Why Low Ratings Persist Even When Service Improves
Wongnai's algorithm weights recent reviews more heavily than old ones — but "recent" means the last 3–6 months, not the last 3 weeks. A restaurant that dramatically improves service quality this month doesn't see rating improvement for 60–90 days, during which time it continues losing customers to the outdated signal. This creates a frustrating lag that discourages owners from making real improvements.
The Turnaround Protocol
- Step 1: Genuinely fix the underlying problems — nothing else works if the product and service aren't good.
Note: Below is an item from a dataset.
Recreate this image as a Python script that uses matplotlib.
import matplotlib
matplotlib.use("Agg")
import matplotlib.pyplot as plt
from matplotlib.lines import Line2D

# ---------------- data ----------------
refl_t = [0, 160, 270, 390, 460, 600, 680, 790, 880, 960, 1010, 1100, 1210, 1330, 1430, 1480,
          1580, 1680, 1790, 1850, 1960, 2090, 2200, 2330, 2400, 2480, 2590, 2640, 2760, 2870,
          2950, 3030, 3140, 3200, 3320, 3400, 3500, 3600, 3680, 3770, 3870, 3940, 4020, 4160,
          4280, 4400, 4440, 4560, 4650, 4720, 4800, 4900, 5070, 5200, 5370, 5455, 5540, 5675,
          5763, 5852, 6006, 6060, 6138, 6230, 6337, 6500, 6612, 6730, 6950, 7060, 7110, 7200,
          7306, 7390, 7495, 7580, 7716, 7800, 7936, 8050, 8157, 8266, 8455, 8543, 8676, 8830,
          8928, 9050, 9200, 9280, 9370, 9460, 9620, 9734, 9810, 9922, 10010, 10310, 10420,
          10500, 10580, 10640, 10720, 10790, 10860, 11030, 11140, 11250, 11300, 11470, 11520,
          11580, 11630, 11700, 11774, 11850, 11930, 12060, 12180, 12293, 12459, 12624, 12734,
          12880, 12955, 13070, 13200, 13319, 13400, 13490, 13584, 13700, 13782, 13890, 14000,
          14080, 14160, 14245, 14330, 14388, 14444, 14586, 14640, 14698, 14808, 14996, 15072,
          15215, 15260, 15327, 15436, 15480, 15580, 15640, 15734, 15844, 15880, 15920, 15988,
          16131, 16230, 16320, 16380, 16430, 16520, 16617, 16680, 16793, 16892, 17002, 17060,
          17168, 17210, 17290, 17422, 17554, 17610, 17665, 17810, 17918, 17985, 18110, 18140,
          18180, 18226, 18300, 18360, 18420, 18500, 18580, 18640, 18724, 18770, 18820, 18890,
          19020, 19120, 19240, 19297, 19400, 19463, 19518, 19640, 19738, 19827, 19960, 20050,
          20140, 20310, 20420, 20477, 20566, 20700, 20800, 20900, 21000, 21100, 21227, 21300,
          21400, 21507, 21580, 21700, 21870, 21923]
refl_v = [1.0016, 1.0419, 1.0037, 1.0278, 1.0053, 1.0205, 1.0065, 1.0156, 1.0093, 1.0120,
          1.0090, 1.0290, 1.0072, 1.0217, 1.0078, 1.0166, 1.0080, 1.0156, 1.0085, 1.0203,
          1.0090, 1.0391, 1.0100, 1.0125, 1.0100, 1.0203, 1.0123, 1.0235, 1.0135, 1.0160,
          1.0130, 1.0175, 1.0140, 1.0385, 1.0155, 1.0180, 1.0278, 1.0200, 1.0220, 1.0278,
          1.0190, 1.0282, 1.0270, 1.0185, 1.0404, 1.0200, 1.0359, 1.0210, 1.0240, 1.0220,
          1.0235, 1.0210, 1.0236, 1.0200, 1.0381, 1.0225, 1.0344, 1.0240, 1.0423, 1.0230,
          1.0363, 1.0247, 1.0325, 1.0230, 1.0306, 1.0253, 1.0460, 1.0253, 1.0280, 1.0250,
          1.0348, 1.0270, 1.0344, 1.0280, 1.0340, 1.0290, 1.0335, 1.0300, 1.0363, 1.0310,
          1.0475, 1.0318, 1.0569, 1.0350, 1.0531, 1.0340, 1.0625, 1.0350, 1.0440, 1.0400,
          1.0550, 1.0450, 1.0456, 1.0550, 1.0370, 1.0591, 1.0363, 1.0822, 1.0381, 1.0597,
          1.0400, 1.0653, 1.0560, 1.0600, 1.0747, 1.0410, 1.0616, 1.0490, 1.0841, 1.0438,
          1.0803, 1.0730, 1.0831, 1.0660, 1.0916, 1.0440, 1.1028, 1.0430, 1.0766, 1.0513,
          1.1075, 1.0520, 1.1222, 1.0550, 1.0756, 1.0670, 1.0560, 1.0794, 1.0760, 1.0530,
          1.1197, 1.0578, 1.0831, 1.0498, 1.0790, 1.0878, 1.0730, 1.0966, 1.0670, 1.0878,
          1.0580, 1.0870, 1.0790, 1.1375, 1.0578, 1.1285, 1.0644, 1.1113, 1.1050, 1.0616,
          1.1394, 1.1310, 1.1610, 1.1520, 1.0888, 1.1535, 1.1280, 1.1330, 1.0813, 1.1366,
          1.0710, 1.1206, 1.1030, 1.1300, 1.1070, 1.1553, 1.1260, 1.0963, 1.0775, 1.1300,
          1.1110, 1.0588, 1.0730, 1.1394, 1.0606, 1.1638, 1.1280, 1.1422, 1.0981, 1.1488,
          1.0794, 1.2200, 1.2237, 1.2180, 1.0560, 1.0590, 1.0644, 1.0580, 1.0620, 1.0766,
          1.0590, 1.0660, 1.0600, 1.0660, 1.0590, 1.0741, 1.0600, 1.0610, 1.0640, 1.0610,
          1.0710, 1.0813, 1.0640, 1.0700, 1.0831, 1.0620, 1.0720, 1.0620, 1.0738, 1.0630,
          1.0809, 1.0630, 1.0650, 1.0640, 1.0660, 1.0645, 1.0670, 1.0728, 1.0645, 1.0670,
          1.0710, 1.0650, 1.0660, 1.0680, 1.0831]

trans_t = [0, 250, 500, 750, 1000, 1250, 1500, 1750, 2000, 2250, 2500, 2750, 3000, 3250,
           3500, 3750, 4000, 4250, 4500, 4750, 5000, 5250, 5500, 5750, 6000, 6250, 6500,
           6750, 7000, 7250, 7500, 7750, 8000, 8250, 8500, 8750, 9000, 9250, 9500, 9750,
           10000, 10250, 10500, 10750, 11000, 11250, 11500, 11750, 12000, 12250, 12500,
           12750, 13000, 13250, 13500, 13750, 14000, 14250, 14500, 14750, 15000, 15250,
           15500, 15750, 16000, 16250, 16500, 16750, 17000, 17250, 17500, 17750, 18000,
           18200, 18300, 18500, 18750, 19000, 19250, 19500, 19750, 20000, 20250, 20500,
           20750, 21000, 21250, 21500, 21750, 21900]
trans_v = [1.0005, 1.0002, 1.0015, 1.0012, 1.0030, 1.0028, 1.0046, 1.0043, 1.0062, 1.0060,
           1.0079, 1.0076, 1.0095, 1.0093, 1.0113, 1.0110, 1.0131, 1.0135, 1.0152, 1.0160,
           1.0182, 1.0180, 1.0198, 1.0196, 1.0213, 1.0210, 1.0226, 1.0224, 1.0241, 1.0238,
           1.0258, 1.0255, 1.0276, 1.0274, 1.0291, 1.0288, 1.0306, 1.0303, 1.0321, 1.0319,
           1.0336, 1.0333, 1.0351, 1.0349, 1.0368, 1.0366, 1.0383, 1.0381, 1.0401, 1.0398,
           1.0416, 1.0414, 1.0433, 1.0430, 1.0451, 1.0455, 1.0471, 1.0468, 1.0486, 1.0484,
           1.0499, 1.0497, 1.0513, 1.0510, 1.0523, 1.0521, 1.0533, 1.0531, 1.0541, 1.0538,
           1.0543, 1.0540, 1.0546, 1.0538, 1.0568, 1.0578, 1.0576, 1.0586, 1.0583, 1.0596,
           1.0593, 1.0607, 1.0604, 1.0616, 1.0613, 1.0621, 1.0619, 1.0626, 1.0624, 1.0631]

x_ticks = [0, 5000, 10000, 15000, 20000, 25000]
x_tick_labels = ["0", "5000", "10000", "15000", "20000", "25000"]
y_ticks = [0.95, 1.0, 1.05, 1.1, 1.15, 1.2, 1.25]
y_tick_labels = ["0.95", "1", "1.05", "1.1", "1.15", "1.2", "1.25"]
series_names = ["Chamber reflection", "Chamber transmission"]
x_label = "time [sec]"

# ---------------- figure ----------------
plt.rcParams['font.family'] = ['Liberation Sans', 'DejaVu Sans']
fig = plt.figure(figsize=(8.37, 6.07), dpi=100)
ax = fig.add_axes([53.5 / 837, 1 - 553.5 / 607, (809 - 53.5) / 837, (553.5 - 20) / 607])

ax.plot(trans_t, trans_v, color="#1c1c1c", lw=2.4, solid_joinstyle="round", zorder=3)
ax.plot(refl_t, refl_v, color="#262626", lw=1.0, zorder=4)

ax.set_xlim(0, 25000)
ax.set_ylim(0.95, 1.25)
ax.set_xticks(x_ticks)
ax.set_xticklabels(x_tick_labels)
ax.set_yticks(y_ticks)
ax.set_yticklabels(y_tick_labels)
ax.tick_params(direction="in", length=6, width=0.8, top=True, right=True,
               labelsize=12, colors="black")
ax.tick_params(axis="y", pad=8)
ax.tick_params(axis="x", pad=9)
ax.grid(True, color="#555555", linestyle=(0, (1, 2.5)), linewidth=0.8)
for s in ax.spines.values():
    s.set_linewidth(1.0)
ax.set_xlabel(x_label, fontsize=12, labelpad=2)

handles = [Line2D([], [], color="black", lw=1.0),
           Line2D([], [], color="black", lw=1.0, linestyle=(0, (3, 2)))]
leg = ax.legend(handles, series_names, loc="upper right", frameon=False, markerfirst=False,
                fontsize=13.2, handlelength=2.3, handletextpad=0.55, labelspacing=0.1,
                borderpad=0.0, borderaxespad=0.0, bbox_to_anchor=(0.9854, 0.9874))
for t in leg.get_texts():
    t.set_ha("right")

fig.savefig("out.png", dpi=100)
In this case: kitchen consistency training and a simplified menu.
- Step 2: Respond to every single old negative review — professionally, specifically, and with a clear statement of what had changed. Old reviews are re-read by new profile visitors.
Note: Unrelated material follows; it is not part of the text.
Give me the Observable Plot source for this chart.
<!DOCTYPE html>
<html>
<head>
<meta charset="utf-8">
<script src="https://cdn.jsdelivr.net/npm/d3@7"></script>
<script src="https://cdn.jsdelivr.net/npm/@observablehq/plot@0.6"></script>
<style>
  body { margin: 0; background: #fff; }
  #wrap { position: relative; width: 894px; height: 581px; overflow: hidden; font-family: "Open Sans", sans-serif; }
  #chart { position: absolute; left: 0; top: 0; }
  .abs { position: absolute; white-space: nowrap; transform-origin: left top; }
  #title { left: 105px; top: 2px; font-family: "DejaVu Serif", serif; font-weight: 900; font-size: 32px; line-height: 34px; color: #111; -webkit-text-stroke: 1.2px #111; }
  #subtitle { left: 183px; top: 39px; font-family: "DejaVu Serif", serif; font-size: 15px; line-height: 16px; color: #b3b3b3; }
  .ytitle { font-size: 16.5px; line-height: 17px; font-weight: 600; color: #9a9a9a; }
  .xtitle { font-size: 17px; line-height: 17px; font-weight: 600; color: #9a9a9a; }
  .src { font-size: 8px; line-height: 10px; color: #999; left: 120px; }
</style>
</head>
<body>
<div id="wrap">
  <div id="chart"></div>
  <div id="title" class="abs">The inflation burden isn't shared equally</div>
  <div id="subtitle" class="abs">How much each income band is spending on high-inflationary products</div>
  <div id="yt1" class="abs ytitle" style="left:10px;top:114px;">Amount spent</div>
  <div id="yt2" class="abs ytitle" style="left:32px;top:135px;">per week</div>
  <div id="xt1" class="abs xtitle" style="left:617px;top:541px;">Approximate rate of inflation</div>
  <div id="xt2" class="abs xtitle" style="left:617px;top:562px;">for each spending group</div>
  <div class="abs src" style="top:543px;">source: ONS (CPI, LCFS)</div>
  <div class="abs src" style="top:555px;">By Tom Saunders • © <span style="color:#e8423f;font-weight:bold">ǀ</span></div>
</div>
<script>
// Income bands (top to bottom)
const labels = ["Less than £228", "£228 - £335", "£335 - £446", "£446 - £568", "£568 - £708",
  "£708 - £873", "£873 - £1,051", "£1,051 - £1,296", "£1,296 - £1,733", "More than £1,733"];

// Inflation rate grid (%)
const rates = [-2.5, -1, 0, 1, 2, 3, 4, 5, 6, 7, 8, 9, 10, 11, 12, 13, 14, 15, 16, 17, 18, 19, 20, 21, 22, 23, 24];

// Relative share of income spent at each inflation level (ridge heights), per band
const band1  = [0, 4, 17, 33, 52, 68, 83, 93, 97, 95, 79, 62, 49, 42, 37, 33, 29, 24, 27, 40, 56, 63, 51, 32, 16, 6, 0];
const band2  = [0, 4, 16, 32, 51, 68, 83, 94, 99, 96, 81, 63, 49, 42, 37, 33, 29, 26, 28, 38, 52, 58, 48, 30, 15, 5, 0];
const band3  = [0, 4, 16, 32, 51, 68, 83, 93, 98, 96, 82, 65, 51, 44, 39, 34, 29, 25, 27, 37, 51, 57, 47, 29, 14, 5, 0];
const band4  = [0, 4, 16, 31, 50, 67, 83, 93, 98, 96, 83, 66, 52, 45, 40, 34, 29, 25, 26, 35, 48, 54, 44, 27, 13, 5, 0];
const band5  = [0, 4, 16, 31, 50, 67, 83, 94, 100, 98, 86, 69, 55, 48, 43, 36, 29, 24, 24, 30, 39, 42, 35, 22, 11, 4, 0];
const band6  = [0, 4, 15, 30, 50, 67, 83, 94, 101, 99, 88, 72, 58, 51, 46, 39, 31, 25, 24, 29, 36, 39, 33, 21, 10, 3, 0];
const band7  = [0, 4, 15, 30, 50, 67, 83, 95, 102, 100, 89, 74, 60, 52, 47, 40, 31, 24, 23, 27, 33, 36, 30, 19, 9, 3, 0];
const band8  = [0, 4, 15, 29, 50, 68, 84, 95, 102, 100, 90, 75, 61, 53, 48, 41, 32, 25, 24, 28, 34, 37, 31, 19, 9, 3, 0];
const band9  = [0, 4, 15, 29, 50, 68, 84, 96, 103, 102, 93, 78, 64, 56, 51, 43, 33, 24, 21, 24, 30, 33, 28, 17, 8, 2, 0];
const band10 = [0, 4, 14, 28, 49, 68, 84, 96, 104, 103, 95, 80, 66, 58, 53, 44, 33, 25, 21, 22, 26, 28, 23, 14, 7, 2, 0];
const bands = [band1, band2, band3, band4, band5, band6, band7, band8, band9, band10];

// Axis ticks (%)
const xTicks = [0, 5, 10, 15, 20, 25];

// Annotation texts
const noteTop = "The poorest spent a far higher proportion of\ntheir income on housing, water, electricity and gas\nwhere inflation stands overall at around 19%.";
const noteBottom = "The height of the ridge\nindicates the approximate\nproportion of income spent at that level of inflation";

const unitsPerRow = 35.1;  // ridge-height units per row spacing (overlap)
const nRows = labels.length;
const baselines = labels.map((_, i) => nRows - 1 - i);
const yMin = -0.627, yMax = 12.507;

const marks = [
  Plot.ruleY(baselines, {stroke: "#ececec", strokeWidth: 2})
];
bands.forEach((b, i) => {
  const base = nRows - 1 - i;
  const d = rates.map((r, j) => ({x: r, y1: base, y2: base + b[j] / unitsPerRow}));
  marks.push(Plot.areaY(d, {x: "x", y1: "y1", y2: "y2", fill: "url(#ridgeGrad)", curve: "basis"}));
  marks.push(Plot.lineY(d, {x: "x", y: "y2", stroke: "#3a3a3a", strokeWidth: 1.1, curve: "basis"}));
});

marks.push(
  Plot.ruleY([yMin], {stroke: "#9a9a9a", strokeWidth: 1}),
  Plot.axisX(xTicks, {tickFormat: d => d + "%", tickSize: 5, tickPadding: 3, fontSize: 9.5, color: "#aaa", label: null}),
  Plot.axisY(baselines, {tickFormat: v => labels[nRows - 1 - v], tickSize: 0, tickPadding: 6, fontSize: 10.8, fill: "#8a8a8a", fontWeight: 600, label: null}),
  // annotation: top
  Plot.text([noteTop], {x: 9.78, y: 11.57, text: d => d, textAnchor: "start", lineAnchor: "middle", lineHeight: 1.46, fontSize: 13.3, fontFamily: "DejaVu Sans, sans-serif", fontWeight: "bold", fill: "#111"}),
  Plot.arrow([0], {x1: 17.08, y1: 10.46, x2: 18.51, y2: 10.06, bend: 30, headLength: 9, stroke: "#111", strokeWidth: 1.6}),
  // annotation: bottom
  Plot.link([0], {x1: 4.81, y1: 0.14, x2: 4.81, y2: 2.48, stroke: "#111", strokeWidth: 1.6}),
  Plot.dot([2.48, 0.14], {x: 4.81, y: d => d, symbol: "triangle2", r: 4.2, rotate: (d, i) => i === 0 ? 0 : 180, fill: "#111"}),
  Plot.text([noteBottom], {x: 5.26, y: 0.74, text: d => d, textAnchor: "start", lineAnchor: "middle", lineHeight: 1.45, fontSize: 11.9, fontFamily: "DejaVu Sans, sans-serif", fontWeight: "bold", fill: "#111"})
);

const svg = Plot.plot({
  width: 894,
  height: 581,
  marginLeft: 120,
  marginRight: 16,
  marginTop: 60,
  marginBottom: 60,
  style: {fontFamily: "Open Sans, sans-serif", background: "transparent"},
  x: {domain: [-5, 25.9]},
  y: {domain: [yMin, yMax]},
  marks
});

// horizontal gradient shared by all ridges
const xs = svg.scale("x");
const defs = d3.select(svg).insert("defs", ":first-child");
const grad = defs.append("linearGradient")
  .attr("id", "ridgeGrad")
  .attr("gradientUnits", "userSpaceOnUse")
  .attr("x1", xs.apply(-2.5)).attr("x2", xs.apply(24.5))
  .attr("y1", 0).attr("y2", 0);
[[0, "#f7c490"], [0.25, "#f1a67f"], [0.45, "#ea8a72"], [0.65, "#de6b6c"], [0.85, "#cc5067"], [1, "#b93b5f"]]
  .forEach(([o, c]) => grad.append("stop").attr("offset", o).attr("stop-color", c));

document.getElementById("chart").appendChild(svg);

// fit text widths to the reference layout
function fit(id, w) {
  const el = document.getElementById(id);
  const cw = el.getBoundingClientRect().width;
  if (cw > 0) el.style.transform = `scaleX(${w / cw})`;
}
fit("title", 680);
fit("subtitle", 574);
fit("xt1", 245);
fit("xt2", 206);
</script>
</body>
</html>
- Step 3: Aggressive (ethical) review generation — QR codes, staff requests, LINE OA follow-ups — to accelerate the arrival of fresh reviews that reflect current quality.
- Step 4: Identify and personally invite unhappy former regulars back — people who left negative reviews or who stopped visiting — with a genuine invitation to see what had changed.
Timeline to 4.8 Stars
Month 1: 3.2 → 3.4 (new reviews arriving, old ones receding in weight). Month 3: 3.4 → 3.9. Month 5: 3.9 → 4.4. Month 7: 4.4 → 4.8. The entire process took 7 months of consistent execution. Weeknight occupancy at month 7 was 85% — higher than pre-turnaround levels.